Two of the guys in the hostel, where we were staying, were normally good friends, but late on Saturday night they were heard having fisticuffs in the hallway. If there had been any chance to give the brawl some advance publicity it would have been touted as "The Bishop takes on the Falcon" because one guy was known as "the Bishop" and the other as "the Falcon." When asked about it on Sunday morning, neither one of them could remember being in a fight or explain how they had gotten some minor cuts and scrapes on their faces.
How did it go when different groups invited the columnist to go to a local bar for a drink at Judd's and discovered that he would stick to diet soda? None of the rough and tumble crowd had the least bit of trouble with it.
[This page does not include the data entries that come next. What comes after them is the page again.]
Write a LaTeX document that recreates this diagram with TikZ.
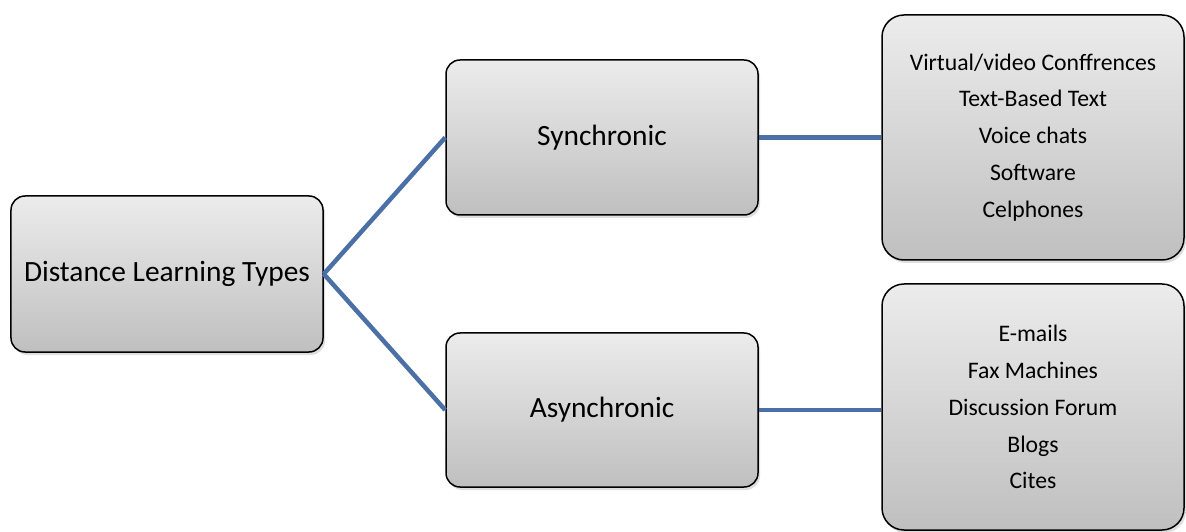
\documentclass[tikz,border=0pt]{standalone}
\usepackage{fontspec}
\setmainfont{Carlito}
\usetikzlibrary{shadows}
\definecolor{linkblue}{HTML}{4A70A6}
\tikzset{
  box/.style={draw=black, line width=1.5bp, rectangle, rounded corners=14bp,
    top color=gray!15, bottom color=gray!50, align=center, inner sep=0pt,
    drop shadow={opacity=0.25, shadow xshift=2bp, shadow yshift=-3bp}},
  bigtext/.style={font=\fontsize{29.5}{34}\selectfont},
  listtext/.style={font=\fontsize{23.8}{37}\selectfont, rounded corners=22bp},
  link/.style={draw=linkblue, line width=4.5bp}
}
\begin{document}
\begin{tikzpicture}[x=1bp,y=-1bp]
\useasboundingbox (0,0) rectangle (1186,532);
\node[box, bigtext, minimum width=312bp, minimum height=156bp] (root) at (167,274) {Distance Learning Types};
\node[box, bigtext, minimum width=312bp, minimum height=155bp] (sync) at (602,137.5) {Synchronic};
\node[box, bigtext, minimum width=312bp, minimum height=154bp] (async) at (602,410) {Asynchronic};
\node[box, listtext, minimum width=302bp, minimum height=245bp] (slist) at (1033,137.5)
  {Virtual/video Conffrences\\Text-Based Text\\Voice chats\\Software\\Celphones};
\node[box, listtext, minimum width=302bp, minimum height=246bp] (alist) at (1033,407)
  {E-mails\\Fax Machines\\Discussion Forum\\Blogs\\Cites};
\draw[link] (root.east) -- (sync.west);
\draw[link] (root.east) -- (async.west);
\draw[link] (sync.east) -- (sync.east -| slist.west);
\draw[link] (async.east) -- (async.east -| alist.west);
\end{tikzpicture}
\end{document}
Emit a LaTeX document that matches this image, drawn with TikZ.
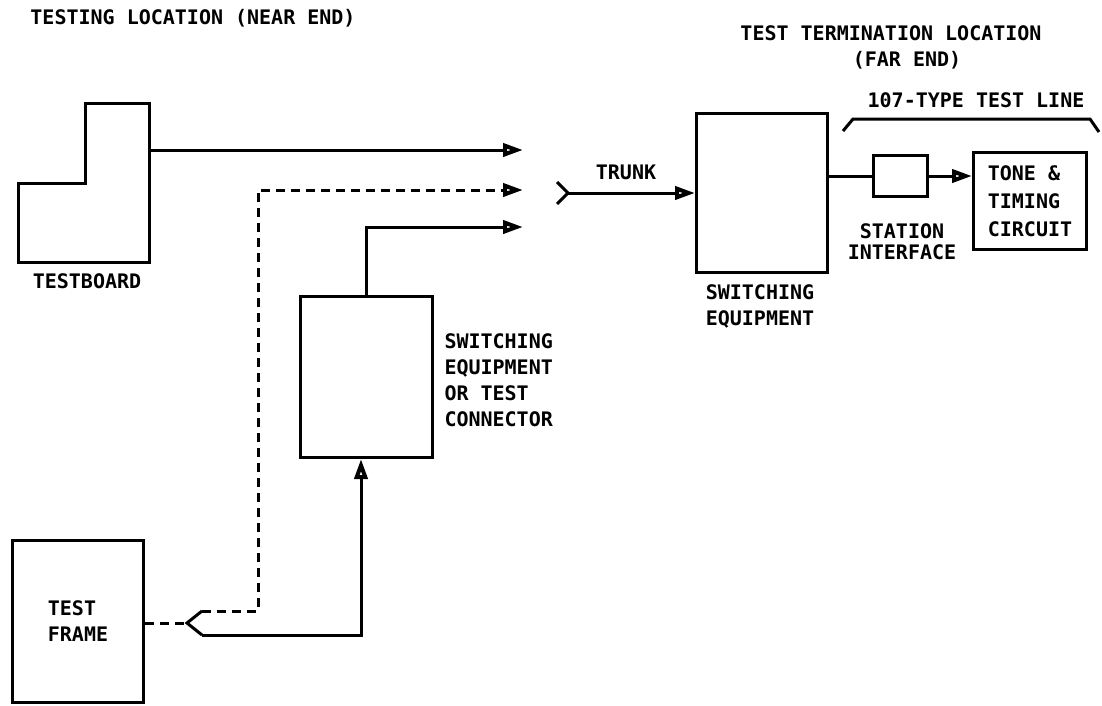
\documentclass[tikz,border=0pt]{standalone}
\usepackage{fontspec}
\newfontfamily\lettering{DejaVu Sans Mono}
\usepackage{tikz}
\usetikzlibrary{arrows.meta}
\usetikzlibrary{positioning}

\begin{document}
\begin{tikzpicture}[x=1pt,y=-1pt,line width=3pt,
    box/.style={draw,rectangle,inner sep=0pt},
    txt/.style={font=\lettering\bfseries\fontsize{20}{26}\selectfont,inner sep=0pt},
    arr/.style={-{Triangle[open,length=20pt,width=13pt,line width=4pt]}},
    dashline/.style={dash pattern=on 9pt off 6pt}]
    \useasboundingbox (0,0) rectangle (1102,705);

    % titles
    \node[txt] (nearttl) at (193,18) {TESTING LOCATION (NEAR END)};
    \node[txt] (farttl) at (891,33) {TEST TERMINATION LOCATION};
    \node[txt] (farend) at (907,60) {(FAR END)};

    % testboard
    \draw[line join=miter] (18,183) -- (85,183) -- (85,103) -- (149,103) -- (149,262) -- (18,262) -- cycle;
    \coordinate (tbout) at (149,150);
    \node[txt] (tblabel) at (87,281) {TESTBOARD};

    % leads towards the trunk
    \coordinate (lead1) at (523,150);
    \coordinate (lead2) at (523,190);
    \coordinate (lead3) at (523,227);
    \draw[arr] (tbout) -- (lead1);

    % test frame
    \node[box,txt,align=left,minimum width=131pt,minimum height=162pt] (frame) at (78,621) {TEST\\FRAME};
    \coordinate (fjtip) at (187,623);
    \coordinate (fjup) at (202,611);
    \coordinate (fjlo) at (202,635);
    \draw (fjup) -- (fjtip) -- (fjlo);
    \draw[dashline] (frame.east |- fjtip) -- (fjtip);
    \draw[arr,dashline] (fjup) -- ++(56,0) |- (lead2);

    % switching equipment or test connector
    \node[box,minimum width=132pt,minimum height=161pt] (nsw) at (366,377) {};
    \node[txt,align=left,anchor=west] (nswlabel) at (443,380) {SWITCHING\\EQUIPMENT\\OR TEST\\CONNECTOR};
    \draw[arr] (fjlo) -| ([xshift=-5pt]nsw.south);
    \draw[arr] (nsw.north) |- (lead3);

    % trunk
    \coordinate (tjtip) at (568,193);
    \coordinate (tjup) at (557,182);
    \coordinate (tjlo) at (557,204);
    \draw (tjup) -- (tjtip) -- (tjlo);
    \node[txt] (trunk) at (626,172) {TRUNK};

    % far end
    \node[box,minimum width=131pt,minimum height=159pt] (fsw) at (762,193) {};
    \node[txt,align=center] (fswlabel) at (760,306) {SWITCHING\\EQUIPMENT};
    \draw[arr] (tjtip) -- (tjtip -| fsw.west);

    \node[box,minimum width=54pt,minimum height=41pt] (si) at (900,176) {};
    \node[txt,align=center,font=\lettering\bfseries\fontsize{20}{21}\selectfont] (silabel) at (902,242) {STATION\\INTERFACE};
    \node[box,txt,align=left,font=\lettering\bfseries\fontsize{20}{28}\selectfont,minimum width=113pt,minimum height=97pt] (tone) at (1030,201) {TONE \&\\TIMING\\CIRCUIT};
    \draw (si.west -| fsw.east) -- (si.west);
    \draw[arr] (si.east) -- (si.east -| tone.west);

    % 107-type test line
    \draw (843,131) -- (853,119) -- (1090,119) -- (1099,132);
    \node[txt] (tlline) at (976,100) {107-TYPE TEST LINE};
\end{tikzpicture}
\end{document}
How could a person grow up in Scranton and not learn that St. Barbara is the patron saint of miners? Dunno how, but it did happen. There is a statue of St. Barbara in Kalgoorlie. What's wrong with Scranton? Why doesn't she rate a statue in Western Australia, but not "the Electric City? An online search for a picture of the St. Barbara's statue in Kalgoorlie was inconclusive. We knew we should have taken the time to post our picture of that statue when we had the chance. Now its in our storage unit and there's no way it will get posted in time to illustrate this column.
If the columnist had a blast (15 yard penalty bad pun!) in Kalgoorlie and Boulder City, and if he has only one of his friends who might possibly have any fun in that same city (Jersey Bill might love seeing old cars and trucks if he could find where they were hidden away) how can he write a "fair and balanced" account of a visit to the city that was home to "the golden mile"? Langtree's offers tours of a working bordello. Don't expect to find that fact in a tourist brochure.
Recently while waiting for a bus in Santa Monica, a discussion with a gentleman from London England revealed that he had a brother living in Kalgoorlie. Do you think he e-mailed his brother that night and told him about meeting a guy near the Venice beach who was enthusiastic about a visit to that mining town in WA?
We loved our daily visit to Jesster's Pies. Krispe Kreme Doughnuts are very popular in the eastern part of Australia but folks in Western Australia have to request a favor from traveling friends, if they want to satisfy their craving for that brand of doughnuts.